Monday, March 24, 2014

Heart Tracks - Real?

       The word "real" is highly popular in church circles these days.  So many fellowships, including ours, include it in some part of their purpose statement and it can be found all over many church websites.  We want to present ourselves as real people, dealing with real problems, offering real solutions, through a real God, to those we seek to reach.  I believe in the sincerity of our desire, but have deep doubts as to the very "realness" of ourselves.  We have great difficulty in being real with others, ourselves, and most especially, with God.  The very structure of our fellowships so often works against it.  We make room for people to "share" their problems, but too often neglect making room for God to truly encounter they, and us, in real, life transforming ways.  We seek to create an atmosphere where people feel accepted as they are, but have so little place for Him to truly come in and do His miraculous work of transformation.  We seek an intimacy that never seems to go beyond the flesh, the idea of a God who shows up in our gatherings, and where our only response can be to fall on our faces before Him, scares the daylights out of us. That's just a bit too "real" for most of us.  In those places where He is able to bring us face to face with Himself, we more often run away from, rather than to Him.  We look for another fellowship, another prayer group, where we can be involved, but on our terms, with us setting all the boundaries.  God is no respecter of boundaries, and will cross them every time in order to get to our hearts.  This is "real church" but it's too real for too many.
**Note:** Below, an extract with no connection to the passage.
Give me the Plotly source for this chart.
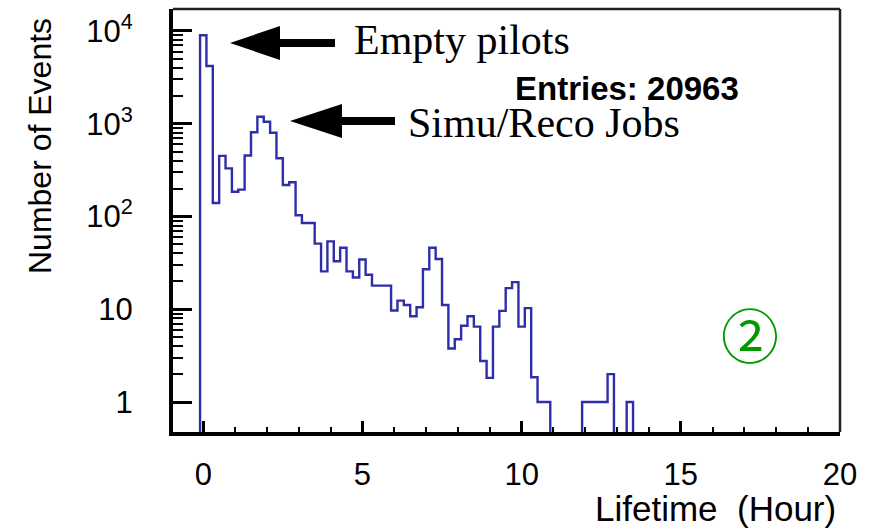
import plotly.graph_objects as go

# ---- data ----
bin_width = 0.2          # hours
first_edge = -0.1        # left edge of first bin
counts = [
    9000, 4200, 140, 450, 330, 185, 195, 454, 810, 1190,
    1050, 800, 425, 219, 234, 103, 85, 85, 51, 25.6,
    54, 33, 46, 25.6, 22, 34.4, 23.6, 18, 18, 18,
    9.7, 12.4, 11.1, 8.4, 10.5, 27, 46, 34.8, 11.1, 3.77,
    4.75, 6.65, 8.4, 6.5, 2.77, 1.82, 6.5, 9.6, 16.9, 19.6,
    6.5, 10.3, 1.85, 1, 1, 0, 0, 0, 0, 0,
    1, 1, 1, 1, 2, 0, 0, 1,
]
y_tickvals = [1, 10, 100, 1000, 10000]
y_ticktext = ["1", "10", "10<sup>2</sup>", "10<sup>3</sup>", "10<sup>4</sup>"]
x_tickvals = [0, 5, 10, 15, 20]
entries_label = "Entries: 20963"

# ---- step outline of the histogram ----
floor = 0.05  # below visible range (stands in for empty bins on log axis)
edges = [first_edge + i * bin_width for i in range(len(counts) + 1)]
ys = [c if c > 0 else floor for c in counts]
step_x = [edges[0]] + edges[:-1] + [edges[-1]]
step_y = [floor] + ys + [floor]

W, H = 874, 528
L, R, T, B = 173, 840, 9, 432  # plot area in pixels


def px(x):
    return (x - L) / (R - L)


def py(y):
    return (B - y) / (B - T)


fig = go.Figure()
fig.add_trace(go.Scatter(
    x=step_x, y=step_y, mode="lines", line_shape="hv",
    line=dict(color="#2e2eaa", width=2.4), hoverinfo="skip", showlegend=False,
))

minor_y = [m * 10 ** d for d in range(0, 5) for m in range(2, 10)]

font_sans = "Liberation Sans, Arial, sans-serif"
font_serif = "Liberation Serif, Times New Roman, serif"

fig.update_layout(
    width=W, height=H,
    margin=dict(l=L, r=W - R, t=T, b=H - B),
    paper_bgcolor="white", plot_bgcolor="white",
    showlegend=False,
    xaxis=dict(
        range=[-0.95, 20], tickmode="array", tickvals=x_tickvals,
        ticks="inside", ticklen=11, tickwidth=3, tickcolor="black",
        minor=dict(ticks="inside", dtick=1, tick0=0, ticklen=5, tickwidth=2, tickcolor="black", showgrid=False),
        showgrid=False, zeroline=False,
        showline=True, linewidth=4, linecolor="black",
        tickfont=dict(family=font_sans, size=31, color="black"),
        ticklabelstandoff=12,
    ),
    yaxis=dict(
        type="log", range=[-0.323, 4.237],
        tickmode="array", tickvals=y_tickvals, ticktext=y_ticktext,
        ticks="inside", ticklen=19, tickwidth=3, tickcolor="black",
        minor=dict(ticks="inside", tickmode="array", tickvals=minor_y, ticklen=10, tickwidth=2,
                   tickcolor="black", showgrid=False),
        showgrid=False, zeroline=False,
        showline=True, linewidth=4, linecolor="black",
        tickfont=dict(family=font_sans, size=31, color="black"),
        ticklabelstandoff=30,
    ),
)

shapes = [
    dict(type="line", xref="paper", yref="paper", x0=0, x1=1, y0=1, y1=1,
         line=dict(color="#222", width=2.5)),
    dict(type="line", xref="paper", yref="paper", x0=1, x1=1, y0=0, y1=1,
         line=dict(color="#222", width=2.5)),
]


def arrow_path(tip_x, tip_y, head_len, head_half, shaft_end, shaft_half):
    pts = [
        (tip_x, tip_y),
        (tip_x + head_len, tip_y - head_half),
        (tip_x + head_len, tip_y - shaft_half),
        (shaft_end, tip_y - shaft_half),
        (shaft_end, tip_y + shaft_half),
        (tip_x + head_len, tip_y + shaft_half),
        (tip_x + head_len, tip_y + head_half),
    ]
    return "M " + " L ".join(f"{px(a):.5f},{py(b):.5f}" for a, b in pts) + " Z"


for tip in [(230, 43, 50, 17, 335, 4), (290, 121, 52, 17, 395, 4)]:
    shapes.append(dict(type="path", xref="paper", yref="paper", path=arrow_path(*tip),
                       fillcolor="black", line=dict(color="black", width=0)))
fig.update_layout(shapes=shapes)

ann = [
    dict(text="Empty pilots", x=px(352), y=py(40), xanchor="left", yanchor="middle",
         font=dict(family=font_serif, size=42, color="black")),
    dict(text="Simu/Reco Jobs", x=px(406), y=py(123), xanchor="left", yanchor="middle",
         font=dict(family=font_serif, size=42, color="black")),
    dict(text="<b>" + entries_label + "</b>", x=px(513), y=py(88), xanchor="left", yanchor="middle",
         font=dict(family=font_sans, size=33, color="black")),
    dict(text="\u2461", x=px(750), y=py(333), xanchor="center", yanchor="middle",
         font=dict(family="Noto Sans CJK JP", size=58, color="#009a00")),
    dict(text="Number of Events", x=px(40), y=py(146), xanchor="center", yanchor="middle",
         textangle=-90, font=dict(family=font_sans, size=32, color="black")),
    dict(text="Lifetime  (Hour)", x=px(838), y=py(508), xanchor="right", yanchor="middle",
         font=dict(family=font_sans, size=35, color="black")),
]
for a in ann:
    a.update(xref="paper", yref="paper", showarrow=False)
fig.update_layout(annotations=ann)

fig.write_html("out.html", config={"displayModeBar": False},
               post_script="document.body.style.margin='0px';")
     I heard a good brother named Jimmy Evans recently speak on how he served the Lord as a pastor, and in what were outwardly successful ways, yet all the while denying to himself the deep woundedness and dysfunction of his life.  Yet, that love that will not let us go pursued him.  As Evans says, God wants to come to us face to face, stick His finger in our coffee and stir it.  He makes it real.  As Beth Moore says, He wants to "mess with our mess."  Most of us prefer Him to leave our mess alone, but as Evans says, "True authenticity comes only when we allow the Holy Spirit to explore us."  We have believed so many lies, about ourselves, others, Him, and only by face to face encounter, a head on collision with Him, can those lies be broken.  When Christ messes with our mess, it can be very messy.  Too often our desire for being "real" doesn't go that deep.  It's much easier and lot more orderly to just keep it on the surface kinds of intimacy, call that real, and go on unchanged, missing what being real with Him is really all about.
    In Ephesians 3, Paul writes about the "priceless gain of knowing Christ," and how it took coming to realize that everything else was garbage in comparison to that knowledge.  This came about by his having a transforming encounter, one that was ongoing, with Christ.  The Lord messed with his mess.  Stuck His finger in Paul's life.  Got down and real with him.  He seeks the same from you and I.  Will we have it, or will we just keep running?  T. Austin-Sparks said that "True spirituality is not to live on the outside, but to live with God right down deep in your own being, where the Spirit is."  Moore once said that God gave Jacob a "20 year look in the mirror."  That's being real.  At the end of it, the Jacob who was, was no more.  A lot of us avoid mirrors for obvious reasons, but we cannot afford to avoid the mirror He holds before us, the one which shows us as we are, but will also show us, if we will tarry before Him, who we have been created to be by Him.  Will we have this?  Will we be real, for real?